- [Challenge]
How many of the lines that follow contain the word "this"? Give only the number.

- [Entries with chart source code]
━━━━━━━━

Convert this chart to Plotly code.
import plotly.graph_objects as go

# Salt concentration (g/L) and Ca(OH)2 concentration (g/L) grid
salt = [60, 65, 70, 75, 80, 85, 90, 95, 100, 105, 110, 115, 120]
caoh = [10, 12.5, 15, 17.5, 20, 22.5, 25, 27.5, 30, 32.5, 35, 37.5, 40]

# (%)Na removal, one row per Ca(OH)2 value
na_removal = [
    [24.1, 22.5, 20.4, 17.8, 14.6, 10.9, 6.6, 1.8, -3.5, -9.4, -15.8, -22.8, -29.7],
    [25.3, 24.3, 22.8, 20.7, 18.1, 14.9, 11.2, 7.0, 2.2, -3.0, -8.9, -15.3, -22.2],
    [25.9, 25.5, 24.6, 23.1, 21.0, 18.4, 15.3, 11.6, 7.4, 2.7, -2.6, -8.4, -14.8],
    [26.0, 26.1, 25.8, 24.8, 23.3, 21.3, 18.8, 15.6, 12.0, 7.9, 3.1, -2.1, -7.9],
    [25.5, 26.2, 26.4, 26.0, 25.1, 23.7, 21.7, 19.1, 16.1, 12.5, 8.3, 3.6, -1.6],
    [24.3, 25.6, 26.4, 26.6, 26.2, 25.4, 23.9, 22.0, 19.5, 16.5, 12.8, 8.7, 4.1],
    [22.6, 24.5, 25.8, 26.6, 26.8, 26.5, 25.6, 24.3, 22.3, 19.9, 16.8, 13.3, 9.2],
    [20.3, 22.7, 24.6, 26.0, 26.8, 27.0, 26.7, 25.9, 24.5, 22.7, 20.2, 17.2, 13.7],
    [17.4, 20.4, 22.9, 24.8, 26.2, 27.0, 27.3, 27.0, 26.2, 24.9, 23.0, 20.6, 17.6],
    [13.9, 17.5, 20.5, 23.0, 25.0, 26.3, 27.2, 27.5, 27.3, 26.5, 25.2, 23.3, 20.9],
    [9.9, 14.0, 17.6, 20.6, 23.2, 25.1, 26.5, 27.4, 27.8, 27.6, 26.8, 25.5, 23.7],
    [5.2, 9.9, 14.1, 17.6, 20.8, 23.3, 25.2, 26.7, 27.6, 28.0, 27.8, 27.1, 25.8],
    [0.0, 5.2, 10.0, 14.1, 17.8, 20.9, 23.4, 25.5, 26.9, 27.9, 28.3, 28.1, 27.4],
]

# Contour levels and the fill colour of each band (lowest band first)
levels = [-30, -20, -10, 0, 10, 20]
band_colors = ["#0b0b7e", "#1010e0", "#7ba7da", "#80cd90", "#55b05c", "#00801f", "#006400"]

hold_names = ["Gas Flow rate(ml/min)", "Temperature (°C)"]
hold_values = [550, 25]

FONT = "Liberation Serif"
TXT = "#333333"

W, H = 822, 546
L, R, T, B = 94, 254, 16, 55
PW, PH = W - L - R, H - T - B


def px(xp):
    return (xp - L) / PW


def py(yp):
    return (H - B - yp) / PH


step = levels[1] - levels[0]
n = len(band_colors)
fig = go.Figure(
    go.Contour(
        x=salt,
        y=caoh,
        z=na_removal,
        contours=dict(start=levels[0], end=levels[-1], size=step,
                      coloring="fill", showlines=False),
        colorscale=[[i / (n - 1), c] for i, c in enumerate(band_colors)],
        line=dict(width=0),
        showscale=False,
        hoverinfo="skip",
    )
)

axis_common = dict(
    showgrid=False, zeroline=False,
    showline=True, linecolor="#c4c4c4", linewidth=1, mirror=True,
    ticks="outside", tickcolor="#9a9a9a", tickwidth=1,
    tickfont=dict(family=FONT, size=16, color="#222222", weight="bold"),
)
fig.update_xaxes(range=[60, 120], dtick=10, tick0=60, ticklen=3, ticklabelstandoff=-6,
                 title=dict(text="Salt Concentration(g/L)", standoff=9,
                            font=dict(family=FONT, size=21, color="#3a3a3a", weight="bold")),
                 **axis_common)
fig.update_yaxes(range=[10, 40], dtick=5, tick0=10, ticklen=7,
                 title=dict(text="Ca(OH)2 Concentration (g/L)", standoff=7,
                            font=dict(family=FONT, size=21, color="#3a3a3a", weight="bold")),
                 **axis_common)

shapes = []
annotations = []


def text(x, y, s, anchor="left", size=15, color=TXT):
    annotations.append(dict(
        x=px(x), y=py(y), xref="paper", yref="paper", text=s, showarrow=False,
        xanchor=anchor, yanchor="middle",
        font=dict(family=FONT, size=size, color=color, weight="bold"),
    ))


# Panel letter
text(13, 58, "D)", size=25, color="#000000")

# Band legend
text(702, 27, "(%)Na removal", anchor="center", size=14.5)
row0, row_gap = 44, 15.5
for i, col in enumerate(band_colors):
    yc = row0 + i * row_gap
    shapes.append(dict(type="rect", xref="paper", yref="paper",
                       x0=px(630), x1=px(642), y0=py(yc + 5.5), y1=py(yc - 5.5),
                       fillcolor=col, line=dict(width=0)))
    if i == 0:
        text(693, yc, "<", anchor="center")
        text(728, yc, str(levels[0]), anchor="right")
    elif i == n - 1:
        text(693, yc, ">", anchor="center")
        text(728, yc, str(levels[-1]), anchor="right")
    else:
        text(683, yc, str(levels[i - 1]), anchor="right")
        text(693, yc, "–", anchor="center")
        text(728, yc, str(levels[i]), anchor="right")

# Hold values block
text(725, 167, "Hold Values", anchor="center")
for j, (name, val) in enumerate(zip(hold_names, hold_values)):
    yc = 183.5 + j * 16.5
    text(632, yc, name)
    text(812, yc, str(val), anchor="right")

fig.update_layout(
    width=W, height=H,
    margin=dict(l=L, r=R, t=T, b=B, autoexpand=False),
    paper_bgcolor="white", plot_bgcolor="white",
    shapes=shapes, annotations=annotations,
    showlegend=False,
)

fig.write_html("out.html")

━━━━━━━━

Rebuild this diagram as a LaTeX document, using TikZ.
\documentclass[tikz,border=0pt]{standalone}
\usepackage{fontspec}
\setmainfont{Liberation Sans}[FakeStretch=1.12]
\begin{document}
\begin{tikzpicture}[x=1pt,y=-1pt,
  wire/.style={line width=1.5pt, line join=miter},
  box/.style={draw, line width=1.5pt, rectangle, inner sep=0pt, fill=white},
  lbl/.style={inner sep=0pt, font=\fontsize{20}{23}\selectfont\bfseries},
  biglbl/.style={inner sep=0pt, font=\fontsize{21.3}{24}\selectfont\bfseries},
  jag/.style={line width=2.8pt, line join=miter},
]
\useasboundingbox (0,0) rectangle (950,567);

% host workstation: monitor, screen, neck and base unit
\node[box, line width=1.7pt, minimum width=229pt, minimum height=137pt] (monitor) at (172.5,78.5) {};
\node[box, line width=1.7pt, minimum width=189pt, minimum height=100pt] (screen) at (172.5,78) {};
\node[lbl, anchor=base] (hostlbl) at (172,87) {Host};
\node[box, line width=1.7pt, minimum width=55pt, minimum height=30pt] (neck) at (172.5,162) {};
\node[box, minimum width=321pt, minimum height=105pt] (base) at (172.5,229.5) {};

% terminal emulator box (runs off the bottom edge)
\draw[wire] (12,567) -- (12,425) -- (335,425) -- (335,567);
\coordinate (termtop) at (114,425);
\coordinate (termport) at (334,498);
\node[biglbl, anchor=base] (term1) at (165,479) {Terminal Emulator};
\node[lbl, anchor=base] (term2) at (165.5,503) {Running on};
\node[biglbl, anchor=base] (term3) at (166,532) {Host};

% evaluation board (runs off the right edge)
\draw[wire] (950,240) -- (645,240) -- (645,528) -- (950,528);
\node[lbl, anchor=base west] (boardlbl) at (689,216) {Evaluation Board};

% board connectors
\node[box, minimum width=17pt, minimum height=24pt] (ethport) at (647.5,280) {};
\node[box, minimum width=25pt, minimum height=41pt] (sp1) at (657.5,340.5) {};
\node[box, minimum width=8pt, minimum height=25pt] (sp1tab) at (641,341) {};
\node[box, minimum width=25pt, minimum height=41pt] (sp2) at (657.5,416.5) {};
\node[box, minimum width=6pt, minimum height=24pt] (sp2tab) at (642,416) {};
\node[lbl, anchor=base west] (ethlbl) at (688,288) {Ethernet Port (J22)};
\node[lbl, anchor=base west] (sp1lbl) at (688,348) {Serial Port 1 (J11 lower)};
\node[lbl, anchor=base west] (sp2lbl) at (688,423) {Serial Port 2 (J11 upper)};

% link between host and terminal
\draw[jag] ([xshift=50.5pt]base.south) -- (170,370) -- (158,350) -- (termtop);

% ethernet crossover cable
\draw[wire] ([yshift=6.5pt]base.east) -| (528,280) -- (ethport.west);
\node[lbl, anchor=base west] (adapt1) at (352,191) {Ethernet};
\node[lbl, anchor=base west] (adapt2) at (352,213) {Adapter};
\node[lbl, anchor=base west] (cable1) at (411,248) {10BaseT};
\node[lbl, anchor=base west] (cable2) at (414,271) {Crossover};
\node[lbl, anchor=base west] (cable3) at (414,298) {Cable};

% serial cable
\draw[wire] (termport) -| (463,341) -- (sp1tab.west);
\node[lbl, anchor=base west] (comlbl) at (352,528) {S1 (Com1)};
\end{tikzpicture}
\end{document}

━━━━━━━━

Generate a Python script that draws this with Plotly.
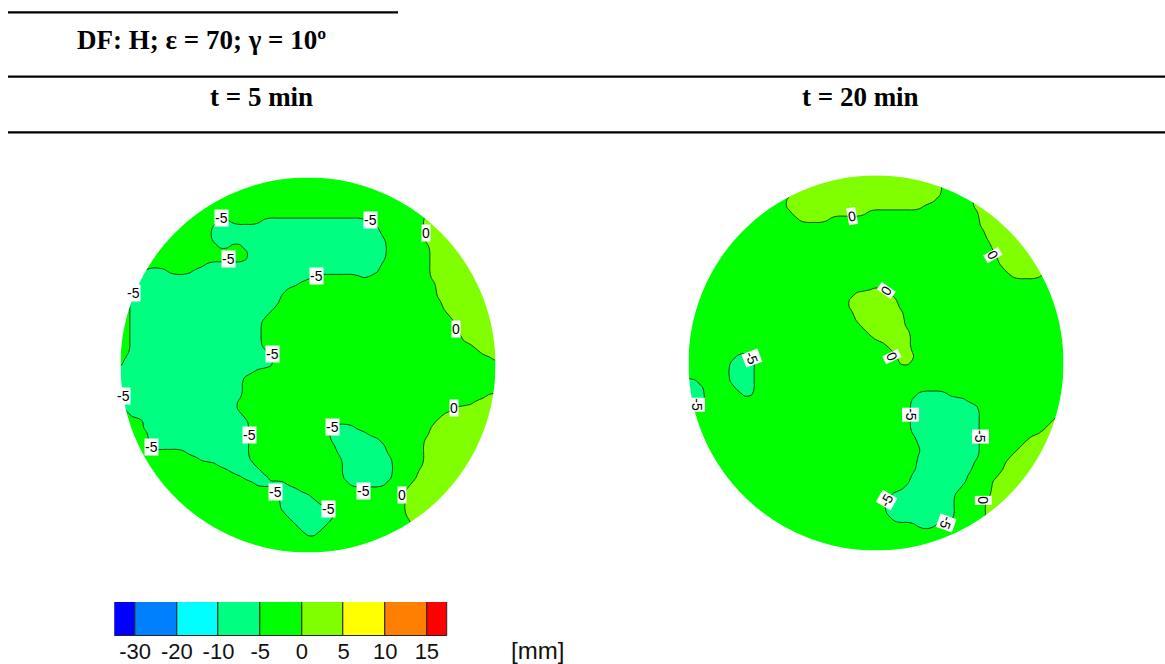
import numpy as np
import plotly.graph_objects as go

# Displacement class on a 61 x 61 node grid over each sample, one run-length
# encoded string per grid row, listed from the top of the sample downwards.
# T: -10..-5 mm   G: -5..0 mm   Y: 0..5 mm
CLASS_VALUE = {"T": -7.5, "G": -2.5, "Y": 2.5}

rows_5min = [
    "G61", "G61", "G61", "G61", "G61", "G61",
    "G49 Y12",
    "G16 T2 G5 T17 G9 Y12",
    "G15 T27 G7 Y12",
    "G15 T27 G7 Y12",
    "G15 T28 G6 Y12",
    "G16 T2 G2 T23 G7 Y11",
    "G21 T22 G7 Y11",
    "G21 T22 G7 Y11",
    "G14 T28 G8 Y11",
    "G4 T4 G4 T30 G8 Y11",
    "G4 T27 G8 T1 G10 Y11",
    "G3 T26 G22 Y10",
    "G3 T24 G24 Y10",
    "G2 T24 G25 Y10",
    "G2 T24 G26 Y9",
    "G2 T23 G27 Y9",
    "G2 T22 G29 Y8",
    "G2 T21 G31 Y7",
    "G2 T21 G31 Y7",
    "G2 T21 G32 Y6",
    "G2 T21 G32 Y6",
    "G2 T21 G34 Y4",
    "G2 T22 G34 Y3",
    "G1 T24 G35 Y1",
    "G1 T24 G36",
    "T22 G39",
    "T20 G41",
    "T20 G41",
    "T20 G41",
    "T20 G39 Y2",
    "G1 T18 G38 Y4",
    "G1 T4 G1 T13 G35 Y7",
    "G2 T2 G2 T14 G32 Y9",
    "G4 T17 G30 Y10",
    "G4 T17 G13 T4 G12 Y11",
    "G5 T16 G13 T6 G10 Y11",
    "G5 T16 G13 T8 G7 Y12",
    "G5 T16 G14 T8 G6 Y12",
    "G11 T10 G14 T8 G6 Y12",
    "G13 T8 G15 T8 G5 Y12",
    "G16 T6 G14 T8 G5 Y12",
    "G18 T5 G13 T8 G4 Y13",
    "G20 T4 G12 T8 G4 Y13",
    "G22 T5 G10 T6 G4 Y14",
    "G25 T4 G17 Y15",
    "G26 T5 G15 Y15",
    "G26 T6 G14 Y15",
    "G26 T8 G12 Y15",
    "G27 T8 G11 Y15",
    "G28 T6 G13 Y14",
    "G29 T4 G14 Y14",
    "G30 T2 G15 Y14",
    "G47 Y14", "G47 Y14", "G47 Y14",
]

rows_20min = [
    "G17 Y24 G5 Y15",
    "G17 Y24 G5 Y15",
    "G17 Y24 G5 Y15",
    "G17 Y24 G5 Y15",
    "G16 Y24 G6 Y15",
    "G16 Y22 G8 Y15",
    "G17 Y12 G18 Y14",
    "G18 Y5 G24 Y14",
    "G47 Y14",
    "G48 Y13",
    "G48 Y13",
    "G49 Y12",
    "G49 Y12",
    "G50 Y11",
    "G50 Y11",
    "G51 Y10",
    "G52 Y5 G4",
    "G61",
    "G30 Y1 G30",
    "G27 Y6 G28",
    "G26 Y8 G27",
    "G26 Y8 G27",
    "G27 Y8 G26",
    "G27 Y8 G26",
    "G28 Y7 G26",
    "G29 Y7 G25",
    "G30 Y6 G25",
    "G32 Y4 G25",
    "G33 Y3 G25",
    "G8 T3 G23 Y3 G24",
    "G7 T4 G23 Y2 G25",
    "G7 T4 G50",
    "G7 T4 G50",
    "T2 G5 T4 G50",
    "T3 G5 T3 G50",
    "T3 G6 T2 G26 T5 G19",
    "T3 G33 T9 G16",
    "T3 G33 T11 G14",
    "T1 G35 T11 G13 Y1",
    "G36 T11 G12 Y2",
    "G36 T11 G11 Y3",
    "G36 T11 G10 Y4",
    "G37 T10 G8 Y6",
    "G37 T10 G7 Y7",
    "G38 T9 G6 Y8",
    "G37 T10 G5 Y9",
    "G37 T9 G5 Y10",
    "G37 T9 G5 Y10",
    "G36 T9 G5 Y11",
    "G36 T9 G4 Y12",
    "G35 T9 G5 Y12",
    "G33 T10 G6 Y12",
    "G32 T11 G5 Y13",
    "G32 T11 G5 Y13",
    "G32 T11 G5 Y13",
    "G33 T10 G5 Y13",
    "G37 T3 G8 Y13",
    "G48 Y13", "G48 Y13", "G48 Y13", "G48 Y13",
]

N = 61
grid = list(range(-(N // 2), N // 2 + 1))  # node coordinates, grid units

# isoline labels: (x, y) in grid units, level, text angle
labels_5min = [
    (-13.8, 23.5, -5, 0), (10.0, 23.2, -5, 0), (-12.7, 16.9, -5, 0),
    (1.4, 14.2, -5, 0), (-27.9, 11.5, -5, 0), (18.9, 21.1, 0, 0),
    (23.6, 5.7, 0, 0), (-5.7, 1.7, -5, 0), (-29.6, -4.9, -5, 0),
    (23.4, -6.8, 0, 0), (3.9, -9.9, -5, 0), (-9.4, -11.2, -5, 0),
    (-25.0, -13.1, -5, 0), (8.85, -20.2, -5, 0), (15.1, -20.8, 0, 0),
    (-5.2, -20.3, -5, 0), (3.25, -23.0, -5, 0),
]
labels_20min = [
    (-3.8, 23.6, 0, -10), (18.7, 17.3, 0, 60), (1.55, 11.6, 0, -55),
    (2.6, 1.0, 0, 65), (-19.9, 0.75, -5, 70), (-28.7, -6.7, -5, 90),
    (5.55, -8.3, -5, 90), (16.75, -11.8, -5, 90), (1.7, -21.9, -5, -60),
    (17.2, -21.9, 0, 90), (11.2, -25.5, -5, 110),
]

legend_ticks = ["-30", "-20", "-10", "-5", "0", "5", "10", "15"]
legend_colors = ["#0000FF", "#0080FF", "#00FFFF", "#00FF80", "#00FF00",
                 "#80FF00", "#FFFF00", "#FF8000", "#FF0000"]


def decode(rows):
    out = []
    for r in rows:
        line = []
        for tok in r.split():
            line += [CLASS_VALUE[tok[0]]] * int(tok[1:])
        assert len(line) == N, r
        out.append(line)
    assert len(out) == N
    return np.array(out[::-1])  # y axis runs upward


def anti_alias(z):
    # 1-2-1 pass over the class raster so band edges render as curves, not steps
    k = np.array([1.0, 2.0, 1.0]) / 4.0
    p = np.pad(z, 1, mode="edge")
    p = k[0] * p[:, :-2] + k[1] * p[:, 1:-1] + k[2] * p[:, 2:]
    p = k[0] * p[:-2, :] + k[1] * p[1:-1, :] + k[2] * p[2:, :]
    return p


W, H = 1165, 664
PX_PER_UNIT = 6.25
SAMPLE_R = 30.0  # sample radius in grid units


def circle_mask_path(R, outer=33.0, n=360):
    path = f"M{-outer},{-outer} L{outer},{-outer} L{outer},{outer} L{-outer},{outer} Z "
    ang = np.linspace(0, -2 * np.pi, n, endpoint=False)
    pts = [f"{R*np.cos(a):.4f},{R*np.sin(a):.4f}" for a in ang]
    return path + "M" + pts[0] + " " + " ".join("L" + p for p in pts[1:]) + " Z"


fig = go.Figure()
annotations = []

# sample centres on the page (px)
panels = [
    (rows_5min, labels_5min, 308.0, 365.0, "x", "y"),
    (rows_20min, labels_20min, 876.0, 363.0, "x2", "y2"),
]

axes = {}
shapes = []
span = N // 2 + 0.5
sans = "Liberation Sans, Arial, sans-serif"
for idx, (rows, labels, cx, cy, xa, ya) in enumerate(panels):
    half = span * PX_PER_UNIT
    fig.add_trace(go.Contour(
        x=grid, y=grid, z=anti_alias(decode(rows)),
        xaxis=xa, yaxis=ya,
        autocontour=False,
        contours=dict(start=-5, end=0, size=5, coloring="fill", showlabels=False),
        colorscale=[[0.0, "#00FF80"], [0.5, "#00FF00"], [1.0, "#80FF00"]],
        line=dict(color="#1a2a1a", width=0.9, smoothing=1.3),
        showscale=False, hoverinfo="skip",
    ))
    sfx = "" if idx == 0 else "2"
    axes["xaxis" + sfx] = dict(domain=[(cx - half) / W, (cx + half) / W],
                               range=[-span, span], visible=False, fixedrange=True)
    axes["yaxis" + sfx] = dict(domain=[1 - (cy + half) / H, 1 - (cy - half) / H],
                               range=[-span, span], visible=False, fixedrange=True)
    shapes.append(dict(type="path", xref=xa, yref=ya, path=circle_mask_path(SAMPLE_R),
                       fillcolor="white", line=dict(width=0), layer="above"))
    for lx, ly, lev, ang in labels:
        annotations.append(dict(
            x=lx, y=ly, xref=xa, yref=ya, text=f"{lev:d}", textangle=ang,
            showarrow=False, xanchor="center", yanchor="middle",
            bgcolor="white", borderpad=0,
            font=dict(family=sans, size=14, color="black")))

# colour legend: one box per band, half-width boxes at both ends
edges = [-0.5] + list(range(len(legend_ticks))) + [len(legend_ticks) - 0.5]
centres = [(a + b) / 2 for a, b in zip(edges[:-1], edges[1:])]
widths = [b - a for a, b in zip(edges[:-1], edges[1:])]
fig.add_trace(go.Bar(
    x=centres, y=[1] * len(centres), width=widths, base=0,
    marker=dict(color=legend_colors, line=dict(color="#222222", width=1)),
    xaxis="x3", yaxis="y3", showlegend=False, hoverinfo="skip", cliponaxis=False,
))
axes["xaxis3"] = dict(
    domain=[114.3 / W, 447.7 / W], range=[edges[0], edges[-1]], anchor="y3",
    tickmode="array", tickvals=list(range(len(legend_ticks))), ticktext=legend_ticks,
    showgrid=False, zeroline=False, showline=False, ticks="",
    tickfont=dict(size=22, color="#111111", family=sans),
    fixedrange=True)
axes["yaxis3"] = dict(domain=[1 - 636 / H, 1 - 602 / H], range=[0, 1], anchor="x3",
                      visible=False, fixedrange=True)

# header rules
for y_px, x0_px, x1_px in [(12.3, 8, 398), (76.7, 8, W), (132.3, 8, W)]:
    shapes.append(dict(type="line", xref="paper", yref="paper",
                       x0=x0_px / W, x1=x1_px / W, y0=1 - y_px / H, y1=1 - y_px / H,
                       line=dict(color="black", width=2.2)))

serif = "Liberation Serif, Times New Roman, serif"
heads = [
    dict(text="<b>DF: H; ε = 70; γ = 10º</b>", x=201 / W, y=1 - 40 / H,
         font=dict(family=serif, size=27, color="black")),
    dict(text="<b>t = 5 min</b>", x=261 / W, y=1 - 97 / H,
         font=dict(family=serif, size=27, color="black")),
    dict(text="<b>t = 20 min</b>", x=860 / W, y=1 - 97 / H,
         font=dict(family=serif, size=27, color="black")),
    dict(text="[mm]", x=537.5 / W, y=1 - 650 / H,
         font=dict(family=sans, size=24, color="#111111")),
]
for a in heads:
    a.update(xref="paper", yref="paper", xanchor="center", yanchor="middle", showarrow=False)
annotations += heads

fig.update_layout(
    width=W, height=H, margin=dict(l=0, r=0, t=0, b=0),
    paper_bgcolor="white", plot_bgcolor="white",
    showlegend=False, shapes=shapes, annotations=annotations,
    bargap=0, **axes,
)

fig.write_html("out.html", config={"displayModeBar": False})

━━━━━━━━

- [Exercise answer]
3